If U.S. intelligence agencies develop an advanced system to predict terrorist acts they might call it "Total Information Awareness." Except that name has already been used, with unhappy results.

Retired Admiral John Poindexter created the "Total Information Awareness" program for the Pentagon's Defense Advanced Research Projects Agency in 2002 to find and monitor terrorists and other national security threats using data and technology.

The program became so controversial, especially over concerns that privacy rights would be violated, that Congress canceled funding for Poindexter's office in 2003.

Having been there and done that, Poindexter now says predicting terrorism is possible but would require a lot of data, such as banking information, analysis of social media, travel records and classified material.

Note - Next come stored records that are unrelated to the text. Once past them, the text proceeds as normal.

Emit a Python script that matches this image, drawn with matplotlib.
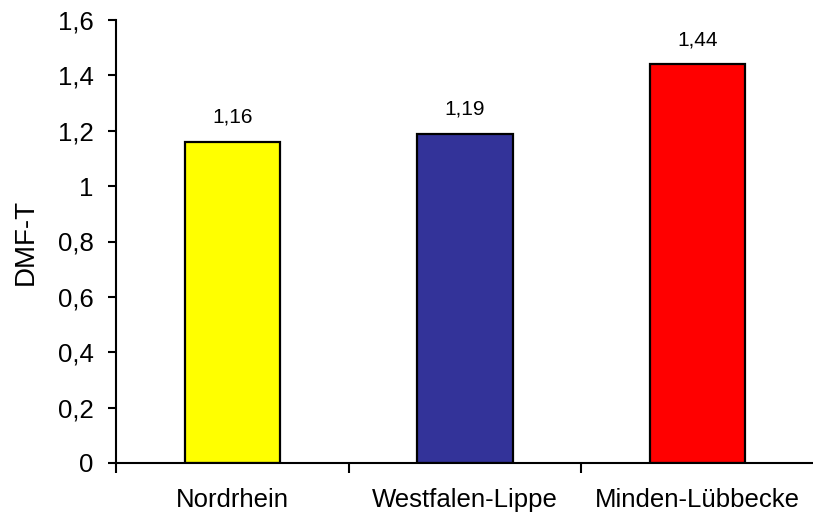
import matplotlib.pyplot as plt
from matplotlib.ticker import FuncFormatter, FixedLocator

plt.rcParams['font.family'] = ['Liberation Sans', 'DejaVu Sans']

regions = ['Nordrhein', 'Westfalen-Lippe', 'Minden-Lübbecke']
dmft = [1.16, 1.19, 1.44]
bar_colors = ['#FFFF00', '#333399', '#FF0000']

def comma(v, pos=None):
    # German decimal comma, no trailing zeros
    s = f"{v:.2f}".rstrip('0').rstrip('.')
    return s.replace('.', ',')

fig = plt.figure(figsize=(8.13, 5.13), dpi=100)
ax = fig.add_axes([116 / 813, 50 / 513, 698 / 813, 443 / 513])

x = list(range(len(regions)))
ax.bar(x, dmft, width=0.41, color=bar_colors, edgecolor='black', linewidth=1.6)

for xi, v in zip(x, dmft):
    ax.text(xi, v + 0.055, comma(v), ha='center', va='bottom', fontsize=15)

ax.set_xlim(-0.5, 2.5)
ax.set_ylim(0, 1.6)
ax.set_yticks([i * 0.2 for i in range(9)])
ax.yaxis.set_major_formatter(FuncFormatter(comma))

ax.set_xticks(x)
ax.set_xticklabels(regions)
ax.xaxis.set_minor_locator(FixedLocator([-0.5, 0.5, 1.5]))
ax.tick_params(axis='x', which='major', length=0, pad=18, labelsize=18.5)
ax.tick_params(axis='x', which='minor', length=7, width=1.5, direction='out')
ax.tick_params(axis='y', length=6, width=1.5, direction='out', labelsize=18.5, pad=10)

ax.set_ylabel('DMF-T', fontsize=20, labelpad=14)

for side in ['top', 'right']:
    ax.spines[side].set_visible(False)
for side in ['left', 'bottom']:
    ax.spines[side].set_linewidth(1.5)

fig.savefig('out.png', dpi=100)
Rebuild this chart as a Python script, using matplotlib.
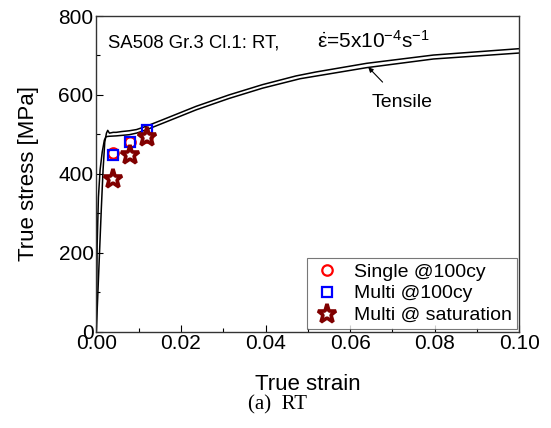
import numpy as np
import matplotlib.pyplot as plt

plt.rcParams['font.family'] = ['Liberation Sans', 'DejaVu Sans']
plt.rcParams['mathtext.fontset'] = 'custom'
plt.rcParams['mathtext.rm'] = 'Liberation Sans'
plt.rcParams['mathtext.it'] = 'Liberation Sans'

# tensile curves (two lines)
strain_a = [0.0, 0.0004, 0.0008, 0.0012, 0.0016, 0.0020, 0.0024, 0.0027, 0.0031, 0.0040,
            0.0047, 0.0060, 0.0078, 0.0095, 0.0117, 0.0157, 0.0236, 0.0314, 0.0393,
            0.0472, 0.0519, 0.0639, 0.0797, 0.0998, 0.1005]
stress_a = [0, 105, 210, 315, 410, 480, 503, 510, 503, 505,
            505, 507, 509, 512, 520, 537, 571, 600, 626,
            648, 658, 680, 701, 717, 717]
strain_b = [0.0, 0.0002, 0.0005, 0.0009, 0.0014, 0.0019, 0.0023, 0.0030, 0.0047,
            0.0078, 0.0095, 0.0117, 0.0157, 0.0236, 0.0314, 0.0393, 0.0482,
            0.0639, 0.0797, 0.0998, 0.1005]
stress_b = [0, 220, 340, 410, 455, 485, 494, 495, 496,
            499, 503, 511, 528, 562, 591, 617, 641,
            669, 691, 706, 706]

# fatigue points
single_x = [0.0039, 0.0079, 0.0120]
single_y = [453, 481, 494]
multi_x = [0.0039, 0.0079, 0.0120]
multi_y = [447, 480, 511]
sat_x = [0.0039, 0.0079, 0.0120]
sat_y = [386, 447, 492]

fig = plt.figure(figsize=(5.51, 4.28), dpi=100)
ax = fig.add_axes([96.3/551, 1 - 331.5/428, 423/551, 315.5/428])

ax.plot(strain_a, stress_a, color='black', lw=1.1)
ax.plot(strain_b, stress_b, color='black', lw=1.1)

ax.plot(single_x, single_y, 'o', ms=7.5, mfc='none', mec='red', mew=1.6, ls='none',
        label='Single @100cy')
ax.plot(multi_x, multi_y, 's', ms=7.5, mfc='none', mec='blue', mew=1.6, ls='none',
        label='Multi @100cy')
ax.plot(sat_x, sat_y, '*', ms=14, mfc='white', mec='#800000', mew=2.6, ls='none',
        label='Multi @ saturation')

ax.annotate('Tensile', xy=(0.0643, 670), xytext=(0.0723, 581), fontsize=14,
            ha='center', va='center',
            arrowprops=dict(arrowstyle='-|>', color='black', lw=0.8,
                            mutation_scale=7, shrinkA=9, shrinkB=0))

ax.text(0.0028, 732, 'SA508 Gr.3 Cl.1: RT,', fontsize=13.3, va='center', ha='left')
ax.text(0.0521, 736, r'$\dot{\varepsilon}$=5x10$^{-4}$s$^{-1}$',
        fontsize=15, va='center', ha='left')

ax.set_xlim(0, 0.10)
ax.set_ylim(0, 800)
ax.set_xticks(np.arange(0, 0.101, 0.02))
ax.set_xticks(np.arange(0, 0.101, 0.01), minor=True)
ax.set_yticks(np.arange(0, 801, 200))
ax.set_yticks(np.arange(0, 801, 100), minor=True)
ax.set_xticklabels(['0.00', '0.02', '0.04', '0.06', '0.08', '0.10'])
ax.tick_params(which='both', direction='in', labelsize=15, width=0.8)
ax.tick_params(which='major', length=5, pad=2)
ax.tick_params(which='minor', length=3)
for s in ax.spines.values():
    s.set_linewidth(1.0)
    s.set_color('#333333')

ax.set_xlabel('True strain', fontsize=16, labelpad=15)
ax.set_ylabel('True stress [MPa]', fontsize=16, labelpad=14)

leg = ax.legend(loc='lower right', fontsize=14, frameon=True, fancybox=False,
                borderpad=0.25, labelspacing=0.22, handletextpad=0.6,
                handlelength=1.6, borderaxespad=0.12)
leg.get_frame().set_edgecolor('#555555')
leg.get_frame().set_linewidth(0.8)

fig.text(277/551, 1 - 405/428, '(a)  RT', fontsize=15, family='Liberation Serif',
         ha='center', va='center')

fig.savefig('out.png', dpi=100)
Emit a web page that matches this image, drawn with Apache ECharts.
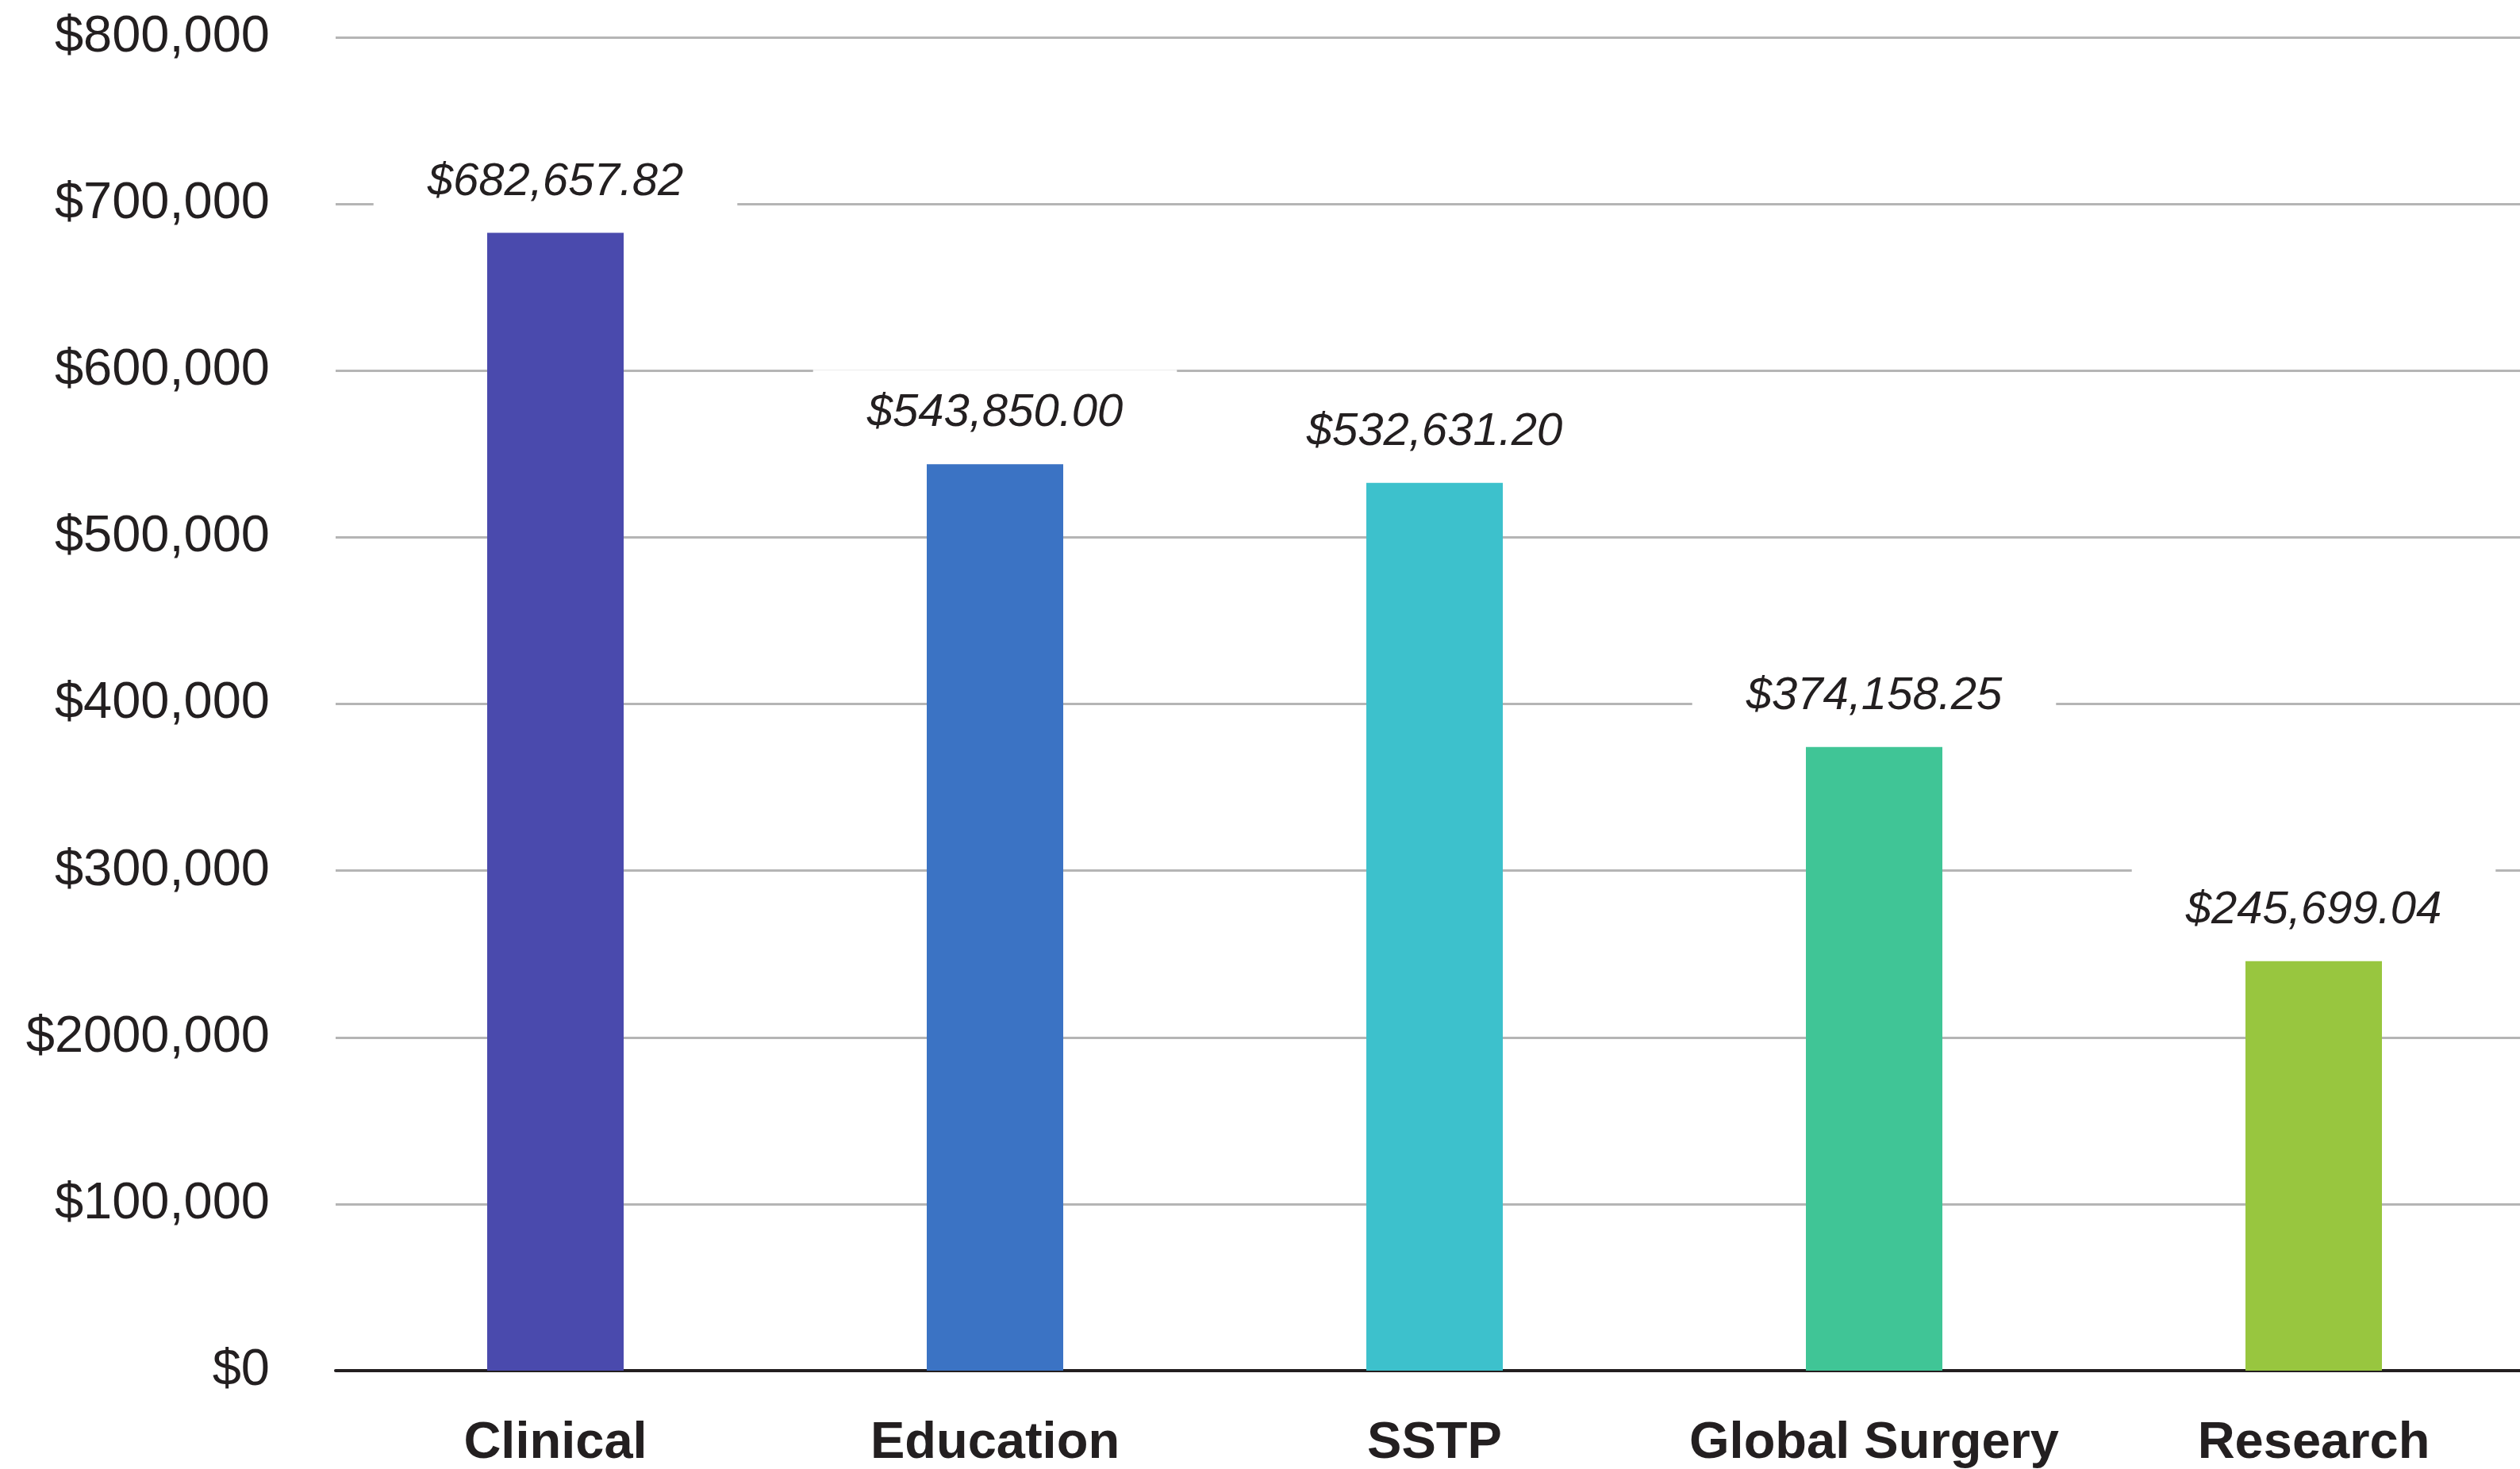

The system also has to include strong privacy protections that the public can review, said Poindexter, who said he was working on such a "privacy protection application" when his program was canceled.

"You have to develop public trust in the way this is going to work," said Poindexter, who continued developing the technology after leaving government through Saffron Technology Inc., a cognitive computing company that Intel bought in 2015 for an undisclosed price. Intel declined to comment.

"The government's priorities should be to solve the privacy issue and start ingesting massive amounts of data into memory bases," Poindexter said. "You have to get the public on board with the idea that we can collect and search information on terrorist planning that doesn't have an adverse impact on innocent people."